Alberto Giacometti
Venice Woman IV (Femme de Venise IV), 1956
Bronze
45 1/4 x 6 1/4 x 13 1/4 in. (114.9 x 15.9 x 33.7 cm.)
Raymond and Patsy Nasher Collection, Nasher Sculpture Center, Dallas, TX
Venice Woman III and Venice Woman IV are part of a series of female figures made by Giacometti for exhibition at the 1956 Venice Biennale. He produced a total of nine Venice Women (and six additional standing female figures) between January and May 1956, all from the same supply of clay and the same wire armature. His brother Diego made a plaster cast of each successive figure before it was remade. Contained upon their narrow rectangular bases, the Venice Women rise stiffly from their oversized feet to their diminutive heads. The aggressive modeling of the thin, attenuated forms leaves a figure that seems eroded by space. Monumental and stolid despite their severe reduction, the figures also recall the ancient Egyptian and Cycladic figures that Giacometti so admired.

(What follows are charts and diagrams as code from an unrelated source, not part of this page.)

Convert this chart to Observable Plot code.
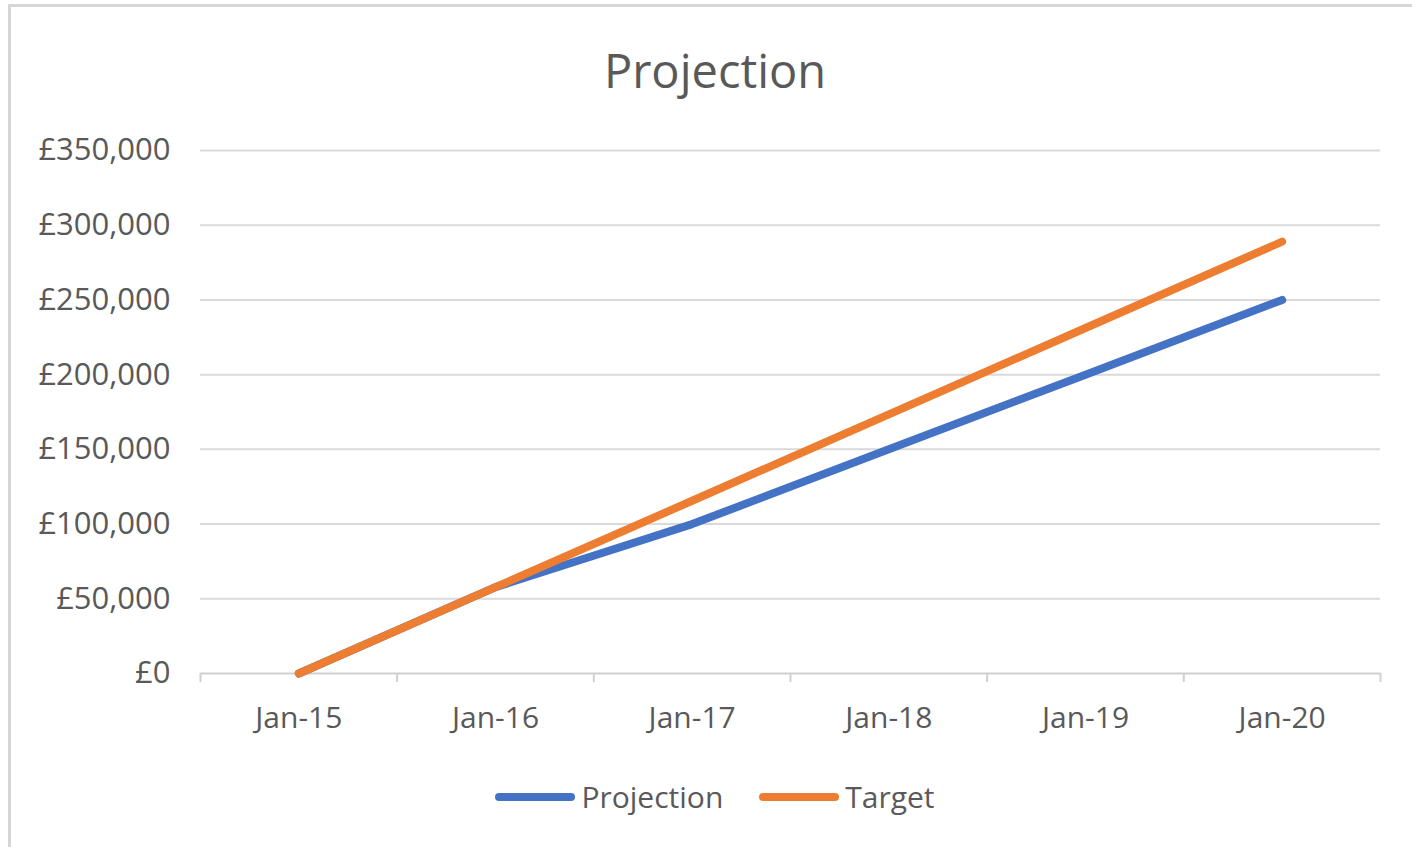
<!DOCTYPE html>
<html>
<head>
<meta charset="utf-8">
<script src="https://cdn.jsdelivr.net/npm/d3@7"></script>
<script src="https://cdn.jsdelivr.net/npm/@observablehq/plot@0.6"></script>
<style>
  html, body { margin: 0; padding: 0; background: #fff; }
  #wrap { position: relative; width: 1412px; height: 847px; overflow: hidden; font-family: "Open Sans", sans-serif; }
  #frame { position: absolute; left: 8px; top: 4px; width: 1420px; height: 860px; border-left: 3px solid #d6d6d6; border-top: 3px solid #d6d6d6; box-sizing: border-box; }
  #title { position: absolute; left: 0; width: 1430px; top: 47px; text-align: center; font-size: 47px; color: #595959; line-height: 1; }
  #chart { position: absolute; left: 0; top: 110px; }
  #legend { position: absolute; top: 776px; left: 0; width: 1430px; display: flex; justify-content: center; align-items: center; font-size: 30px; color: #595959; }
  .item { display: flex; align-items: center; margin: 0 18px; }
  .sw { width: 80px; height: 8px; border-radius: 4px; margin-right: 6px; }
</style>
</head>
<body>
<div id="wrap">
  <div id="frame"></div>
  <div id="title">Projection</div>
  <div id="chart"></div>
  <div id="legend"></div>
</div>
<script>
const categories = ["Jan-15", "Jan-16", "Jan-17", "Jan-18", "Jan-19", "Jan-20"];
const projection = [0, 57800, 100000, 150000, 200000, 250000];
const target = [0, 57800, 115600, 173400, 231200, 289000];
const yTicks = [0, 50000, 100000, 150000, 200000, 250000, 300000, 350000];
const seriesNames = ["Projection", "Target"];
const seriesColors = ["#4472C4", "#ED7D31"];

const rows = [];
categories.forEach((c, i) => {
  rows.push({i, cat: c, value: projection[i], series: "Projection"});
});
categories.forEach((c, i) => {
  rows.push({i, cat: c, value: target[i], series: "Target"});
});

const boundaries = d3.range(categories.length + 1).map(k => k - 0.5);
const fmt = v => "£" + d3.format(",")(v);

const plot = Plot.plot({
  width: 1412,
  height: 630,
  marginLeft: 200,
  marginRight: 32,
  marginTop: 40,
  marginBottom: 67,
  style: { fontFamily: "Open Sans, sans-serif", fontSize: "30px", color: "#595959", background: "transparent" },
  x: { type: "linear", domain: [-0.5, categories.length - 0.5], label: null },
  y: { domain: [0, 350000], label: null },
  color: { domain: seriesNames, range: seriesColors },
  marks: [
    Plot.ruleY(yTicks.filter(v => v > 0), { stroke: "#d9d9d9", strokeWidth: 2 }),
    Plot.ruleY([0], { stroke: "#d0d0d0", strokeWidth: 2 }),
    Plot.axisX({ ticks: boundaries, tickSize: 9, tickFormat: () => "", label: null, stroke: "#d0d0d0", strokeWidth: 2 }),
    Plot.axisX({ ticks: d3.range(categories.length), tickSize: 0, tickPadding: 33, tickFormat: i => categories[i], label: null, fill: "#595959", fontSize: 30 }),
    Plot.axisY({ ticks: yTicks, tickSize: 0, tickPadding: 30, tickFormat: fmt, label: null, fill: "#595959", fontSize: 31 }),
    Plot.line(rows, { x: "i", y: "value", z: "series", stroke: "series", strokeWidth: 8, strokeLinecap: "round", strokeLinejoin: "round" })
  ]
});
document.getElementById("chart").appendChild(plot);

const legend = document.getElementById("legend");
seriesNames.forEach((name, k) => {
  const item = document.createElement("div");
  item.className = "item";
  const sw = document.createElement("div");
  sw.className = "sw";
  sw.style.background = seriesColors[k];
  const label = document.createElement("span");
  label.textContent = name;
  item.appendChild(sw);
  item.appendChild(label);
  legend.appendChild(item);
});
</script>
</body>
</html>
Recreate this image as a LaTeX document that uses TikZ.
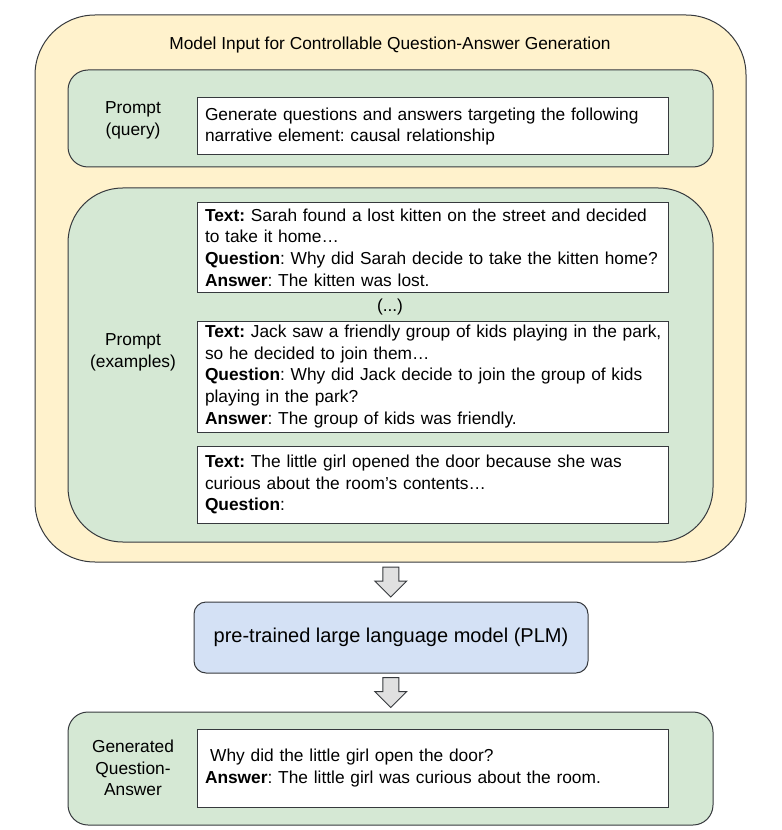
\documentclass[tikz,border=0pt]{standalone}
\usepackage{fontspec}
\setmainfont{Liberation Sans}
\usepackage{tikz}
\usetikzlibrary{calc,positioning}

\definecolor{inputyellow}{HTML}{FFF2CC}
\definecolor{promptgreen}{HTML}{D5E8D4}
\definecolor{plmblue}{HTML}{D4E1F5}
\definecolor{edgegray}{HTML}{36393D}
\definecolor{arrowgray}{HTML}{E0E0E0}
\frenchspacing

\begin{document}
\begin{tikzpicture}[x=0.75pt, y=-0.75pt, line cap=round,
  every node/.style={font=\fontsize{13pt}{16.3pt}\selectfont},
  panel/.style={draw=edgegray, line width=0.75pt, fill=#1, inner sep=0pt},
  textbox/.style={draw=edgegray, line width=0.75pt, fill=white,
    text width=341.25pt, inner xsep=6pt, inner ysep=0pt, align=left},
  sidelabel/.style={align=center, inner sep=0pt},
  blockarrow/.style={draw=edgegray, line width=0.75pt, fill=arrowgray,
    line join=miter}]
  \useasboundingbox (0,0) rectangle (781,830);

  % model input
  \node[panel=inputyellow, rounded corners=45pt, minimum width=533.25pt,
    minimum height=410.25pt] (input) at (390.5,288.5) {};
  \node[inner sep=0pt] (title) at (390,45)
    {Model Input for Controllable Question-Answer Generation};

  % prompt (query)
  \node[panel=promptgreen, rounded corners=15pt, minimum width=483.75pt,
    minimum height=72.75pt] (query) at (390.5,118.5) {};
  \node[sidelabel] (querylabel) at (133,120) {Prompt\\(query)};
  \node[textbox, minimum height=42.75pt] (querytext) at (432.5,126.5)
    {Generate questions and answers targeting the following\\
     narrative element: causal relationship};

  % prompt (examples)
  \node[panel=promptgreen, rounded corners=41pt, minimum width=483.75pt,
    minimum height=265.5pt] (examples) at (390.5,365) {};
  \node[sidelabel] (exampleslabel) at (133,352) {Prompt\\(examples)};
  \node[textbox, minimum height=66.75pt] (sarah) at (432.5,247.5)
    {\textbf{Text:} Sarah found a lost kitten on the street and decided\\
     to take it home…\\
     \textbf{Question}: Why did Sarah decide to take the kitten home?\\
     \textbf{Answer}: The kitten was lost.};
  \node[inner sep=0pt] (dots) at (390,307) {(...)};
  \node[textbox, minimum height=83.25pt] (jack) at (432.5,376.5)
    {\mbox{\textbf{Text:} Jack saw a friendly group of kids playing in the park,}\\
     so he decided to join them…\\
     \textbf{Question}: Why did Jack decide to join the group of kids\\
     playing in the park?\\
     \textbf{Answer}: The group of kids was friendly.};
  \node[textbox, minimum height=57.75pt] (girl) at (432.5,484.5)
    {\textbf{Text:} The little girl opened the door because she was\\
     curious about the room’s contents…\\
     \textbf{Question}:};

  % language model
  \node[panel=plmblue, rounded corners=9pt, minimum width=295.5pt,
    minimum height=53.25pt, font=\fontsize{15pt}{18pt}\selectfont]
    (plm) at (391,637.5) {pre-trained large language model (PLM)};

  % generated output
  \node[panel=promptgreen, rounded corners=15pt, minimum width=483.75pt,
    minimum height=84.75pt] (output) at (390.5,768.5) {};
  \node[sidelabel] (outputlabel) at (133,768) {Generated\\Question-\\Answer};
  \node[textbox, minimum height=58.5pt] (outputtext) at (432.5,768)
    {\hspace*{0.3em}Why did the little girl open the door?\\
     \textbf{Answer}: The little girl was curious about the room.};

  % block arrows
  \coordinate (arrowin) at ($(input.south)!0.5!(plm.north)$);
  \coordinate (arrowout) at ($(plm.south)!0.5!(output.north)$);
  \foreach \a in {arrowin,arrowout}
    \draw[blockarrow] ($(\a)+(-8,-15)$) -- ++(16,0) -- ++(0,14) -- ++(8,0)
      -- ++(-16,16) -- ++(-16,-16) -- ++(8,0) -- cycle;
\end{tikzpicture}
\end{document}
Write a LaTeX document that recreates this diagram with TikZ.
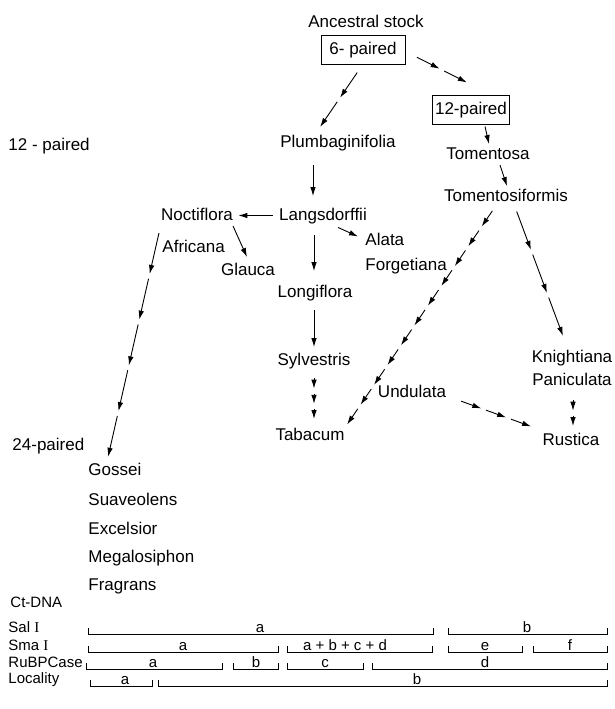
\documentclass[tikz,border=0pt]{standalone}
\usepackage{fontspec}
\setmainfont{Liberation Sans}
\newfontfamily\romfont{Liberation Serif}
\usetikzlibrary{arrows.meta,decorations.markings}

\tikzset{
  lbl/.style={anchor=base, inner sep=2pt, text height=12.5pt, text depth=3.5pt},
  lblw/.style={lbl, anchor=base west},
  pairbox/.style={draw, line width=1pt, inner xsep=3pt, inner ysep=0pt,
    minimum height=29pt, text height=12.5pt, text depth=3.5pt},
  % broken arrow: #1 pieces, each with its own head
  brk/.style={decoration={markings,
      mark=between positions 1/#1-0.001 and 1 step 1/#1 with
        {\draw[->] (-\pgfdecoratedpathlength/#1+5pt,0) -- (0,0);}},
    postaction={decorate}},
  rowfont/.style={font=\fontsize{15}{17}\selectfont},
}

\begin{document}
\begin{tikzpicture}[x=1pt,y=-1pt,>={Latex[length=9pt,width=5.5pt]},line width=0.9pt,
  font=\fontsize{17}{20}\selectfont]
\useasboundingbox (0,0) rectangle (614,709);

%ancestors
\node[lbl] (anc) at (366,28) {Ancestral stock};
\node[pairbox, minimum width=84pt] (six) at (363,50.5) {6- paired};
\node[pairbox] (twelve) at (471,109.5) {12-paired};

%12-paired group
\node[lblw] (lvltwelve) at (6,150) {12 - paired};
\node[lbl] (plumb) at (338,147) {Plumbaginifolia};
\node[lbl] (tomentosa) at (488,159) {Tomentosa};
\node[lbl] (tomsif) at (506,201) {Tomentosiformis};
\node[lbl] (langs) at (323,220) {Langsdorffii};
\node[lbl] (noct) at (197,220) {Noctiflora};
\node[lblw] (alata) at (363,245) {Alata};
\node[lblw] (forget) at (363,270) {Forgetiana};
\node[lblw] (africana) at (160,252) {Africana};
\node[lbl] (glauca) at (248,275) {Glauca};
\node[lbl] (longi) at (315,297) {Longiflora};
\node[lbl] (sylv) at (314,365) {Sylvestris};
\node[lbl] (knight) at (572,362) {Knightiana};
\node[lbl] (panic) at (572,385) {Paniculata};
\node[lbl] (undul) at (412,397) {Undulata};

%24-paired group
\node[lblw] (lvltwfour) at (10,450) {24-paired};
\node[lbl] (tabac) at (310,440) {Tabacum};
\node[lbl] (rust) at (571,445) {Rustica};
\node[lblw] (gossei) at (86,475) {Gossei};
\node[lblw] (suav) at (86,505) {Suaveolens};
\node[lblw] (excel) at (86,534) {Excelsior};
\node[lblw] (mega) at (86,562) {Megalosiphon};
\node[lblw] (frag) at (86,590) {Fragrans};

%solid arrows
\draw[->] ([xshift=14pt,yshift=-2pt]twelve.south) -- ([xshift=1pt]tomentosa.north);
\draw[->] ([xshift=12pt]tomentosa.south) -- ([xshift=1pt]tomsif.north);
\draw[->] ([xshift=-25pt,yshift=-12.5pt]plumb.south) -- ([xshift=-10pt,yshift=9pt]langs.north);
\draw[->,shorten <=4pt,shorten >=3pt] (langs.west) -- (noct.east);
\draw[->] ([xshift=15pt,yshift=-1.5pt]langs.south) -- ([xshift=-5pt,yshift=4pt]alata.west);
\draw[->] ([xshift=-9pt,yshift=-9pt]langs.south) -- ([xshift=-1pt,yshift=11pt]longi.north);
\draw[->] ([xshift=-1pt,yshift=-7.5pt]longi.south) -- ([yshift=3pt]sylv.north);
\draw[->] ([xshift=36pt]noct.south) -- ([xshift=-1pt,yshift=3pt]glauca.north);

%broken arrows
\path[brk=2] ([xshift=-3pt,yshift=-3pt]six.south) -- ([xshift=-18pt,yshift=5pt]plumb.north);
\path[brk=2] ([xshift=7pt,yshift=-4.5pt]six.east) -- ([xshift=-4pt,yshift=12pt]twelve.north);
\path[brk=3] ([yshift=-2.5pt]sylv.south) -- ([xshift=4pt,yshift=6pt]tabac.north);
\path[brk=5] ([xshift=-37pt,yshift=-2.5pt]noct.south) -- ([xshift=22pt,yshift=3pt]gossei.north west);
\path[brk=11] ([xshift=-11pt]tomsif.south) -- ([yshift=10.75pt]tabac.east);
\path[brk=3] ([xshift=9pt]tomsif.south) -- ([xshift=-9pt,yshift=11pt]knight.north);
\path[brk=2] ([xshift=1pt,yshift=-4.5pt]panic.south) -- ([xshift=2pt,yshift=4pt]rust.north);
\path[brk=3] ([xshift=8pt,yshift=-7pt]undul.east) -- ([xshift=-9pt,yshift=14pt]rust.west);

%marker table
\begin{scope}[rowfont]
\node[lblw] (ctdna) at (8,607) {Ct-DNA};
\node[lblw] (sal) at (6,632) {Sal {\romfont I}};
\node[lblw] (sma) at (6,650) {Sma {\romfont I}};
\node[lblw] (rubp) at (6,667) {RuBPCase};
\node[lblw] (local) at (6,683) {Locality};
\foreach \xa/\xb/\xl/\yl/\lab in {88/433/260/634/a, 448/607/527/634/b,
    88/278/183/652/a, 287/432/345/652/{a + b + c + d}, 448/522/485/652/e, 533/607/570/652/f,
    86/222/153/669/a, 233/278/256/669/b, 287/363/325/669/c, 372/607/485/669/d,
    90/152/125/686/a, 158/607/417/686/b}{
  \draw (\xa,\yl-6) -- (\xa,\yl) -- (\xb,\yl) -- (\xb,\yl-6);
  \node[anchor=base, inner sep=0pt] (br-\xa-\yl) at (\xl,\yl-1.5) {\lab};
}
\end{scope}
\end{tikzpicture}
\end{document}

While in Paris on a Fulbright fellowship in 1964–65, Serra and his friend, the composer Philip Glass, would go regularly to the café La Coupole, waiting for a glimpse of Giacometti, who, according to Serra, “would turn up for a drink late at night with plaster in his hair.” Giacometti’s devotion to his art was a great inspiration to Serra, who considered him an “empowering” figure.
Exhibition:
Foundations: Richard Serra
January 28 - April 23, 2017
In conjunction with the exhibition Richard Serra: Prints the Nasher Sculpture Center’s curators have chosen works from the Nasher Collection that provide context for better understanding Serra’s work. The sculptures span decades, from the experiments of Pablo Picasso, Constantin Brancusi, and Henri Matisse in the first years of the twentieth century to works by Serra’s near-contemporaries Jasper Johns, Ellsworth Kelly, and Richard Long.